Il y a des années que l’affaire dure. Il faut lire le dossier Réorganisation des institutions muséales entre les lignes. On apprend ainsi que les politiques déplorent les libertés jusqu’ici laissées aux conservateurs. Ils oublient du coup que leur principale tâche devient le management. Ce dernier mot revient de manière obsessionnelle dans le texte, écrit en langue technocratique. Comprenez par là que la plupart des mots sont des néologismes ou des termes détournés de leur sens originel. Il n’est question que d’«observation participante», de «force normative du factuel», de «travail d’é-change actif» et de «dimension horizontale».
Solidarité romande
Si les choses semblent (provisoirement) revenues à la normale sur les hauteurs jurassiennes, plusieurs collègues romands des Chaux-de-Fonniers s’insurgent et se solidarisent. «On voit comment la médiocrité politique gagne du terrain en s’appuyant sur la phraséologie d’un consultant», déclare ainsi un directeur de musée désirant l’anonymat. «Cette médiocrité tend à annihiler des décennies d’efforts pour la professionnalisation de la conservation du patrimoine.»
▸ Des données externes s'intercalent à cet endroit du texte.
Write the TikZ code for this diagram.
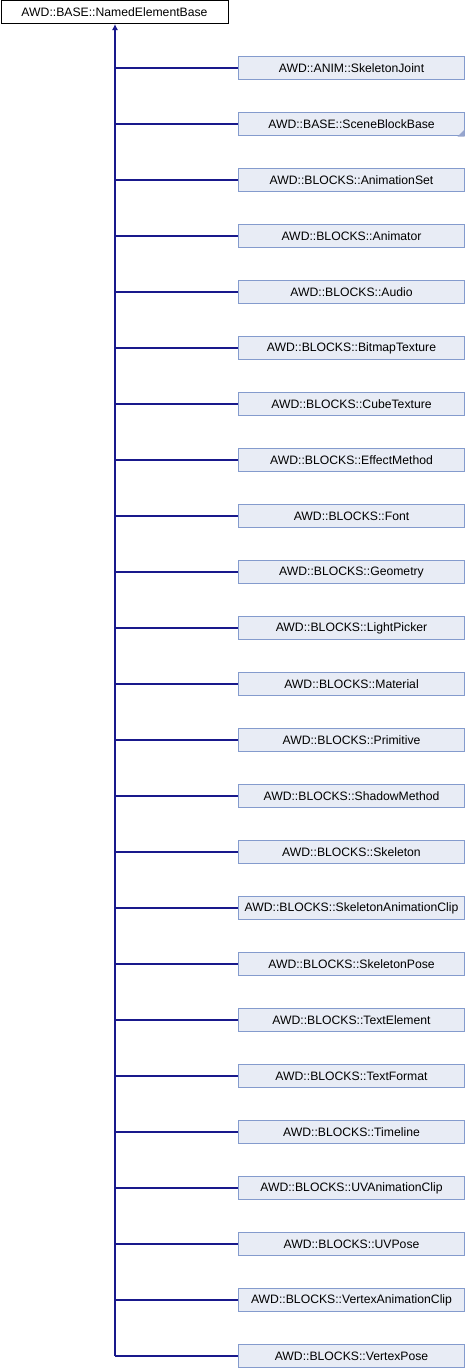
\documentclass[tikz,border=0pt]{standalone}
\usepackage{fontspec}
\setmainfont{Liberation Sans}
\usetikzlibrary{arrows.meta}
\definecolor{boxfill}{RGB}{232,236,245}
\definecolor{boxline}{RGB}{132,155,205}
\definecolor{edgecol}{RGB}{25,25,140}
\definecolor{moretri}{RGB}{150,165,205}
\begin{document}
\begin{tikzpicture}[x=1pt,y=-1pt,
  basebox/.style={draw=black,fill=white,line width=1pt,minimum width=227pt,minimum height=23pt,inner sep=0pt,font=\fontsize{12.2}{14}\selectfont,anchor=center},
  childbox/.style={draw=boxline,fill=boxfill,line width=1pt,minimum width=226pt,minimum height=23pt,inner sep=0pt,font=\fontsize{12.2}{14}\selectfont,anchor=center},
  edge/.style={draw=edgecol,line width=1.1pt}]
\useasboundingbox (0,0) rectangle (466,1368);
\node[basebox] (base) at (114.5,12) {AWD::BASE::NamedElementBase};
\foreach \name/\txt [count=\i from 0] in {
 c0/AWD::ANIM::SkeletonJoint,
 c1/AWD::BASE::SceneBlockBase,
 c2/AWD::BLOCKS::AnimationSet,
 c3/AWD::BLOCKS::Animator,
 c4/AWD::BLOCKS::Audio,
 c5/AWD::BLOCKS::BitmapTexture,
 c6/AWD::BLOCKS::CubeTexture,
 c7/AWD::BLOCKS::EffectMethod,
 c8/AWD::BLOCKS::Font,
 c9/AWD::BLOCKS::Geometry,
 c10/AWD::BLOCKS::LightPicker,
 c11/AWD::BLOCKS::Material,
 c12/AWD::BLOCKS::Primitive,
 c13/AWD::BLOCKS::ShadowMethod,
 c14/AWD::BLOCKS::Skeleton,
 c15/AWD::BLOCKS::SkeletonAnimationClip,
 c16/AWD::BLOCKS::SkeletonPose,
 c17/AWD::BLOCKS::TextElement,
 c18/AWD::BLOCKS::TextFormat,
 c19/AWD::BLOCKS::Timeline,
 c20/AWD::BLOCKS::UVAnimationClip,
 c21/AWD::BLOCKS::UVPose,
 c22/AWD::BLOCKS::VertexAnimationClip,
 c23/AWD::BLOCKS::VertexPose}{
  \node[childbox] (\name) at (351.5,{68+56*\i}) {\txt};
  \coordinate (j\i) at (115,{68+56*\i});
  \draw[edge] (j\i) -- (\name.west);
}
\fill[moretri] ([xshift=-0.5pt,yshift=-0.5pt]c1.south east) -- ++(-7,0) -- ++(7,-7) -- cycle;
\draw[edge,-{Latex[length=6pt,width=6pt]}] (j23) -- (base.south -| j23);
\end{tikzpicture}
\end{document}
C’est bien là que réside selon lui le problème. En voulant des machines à drainer le public à coup d’expositions temporaires et d’animations culturelles (le tout appuyé par de longues séances de gestion), le politique finit par oublier ce qui fait un départ le métier de conservateur: étudier, restaurer et publier.
Pourquoi vous raconte-t-on ici cette histoire neuchâteloise, qui peut sembler bien mineure et lointaine? Parce que Genève n’est pas épargnée par ce que les technocrates appelleraient un «trend». Il suffit d’assister aux conférences de presse locales. La rhétorique déployée incite à changer les musées en jouets de prestige. On a ainsi récemment entendu qu’il fallait «redéfinir le périmètre patrimonial». Une jolie formule. Elle permettrait, le cas échéant, de jeter du lest. Redéfinir, c’est souvent abandonner comme redimensionner signifie, en clair, faire plus petit.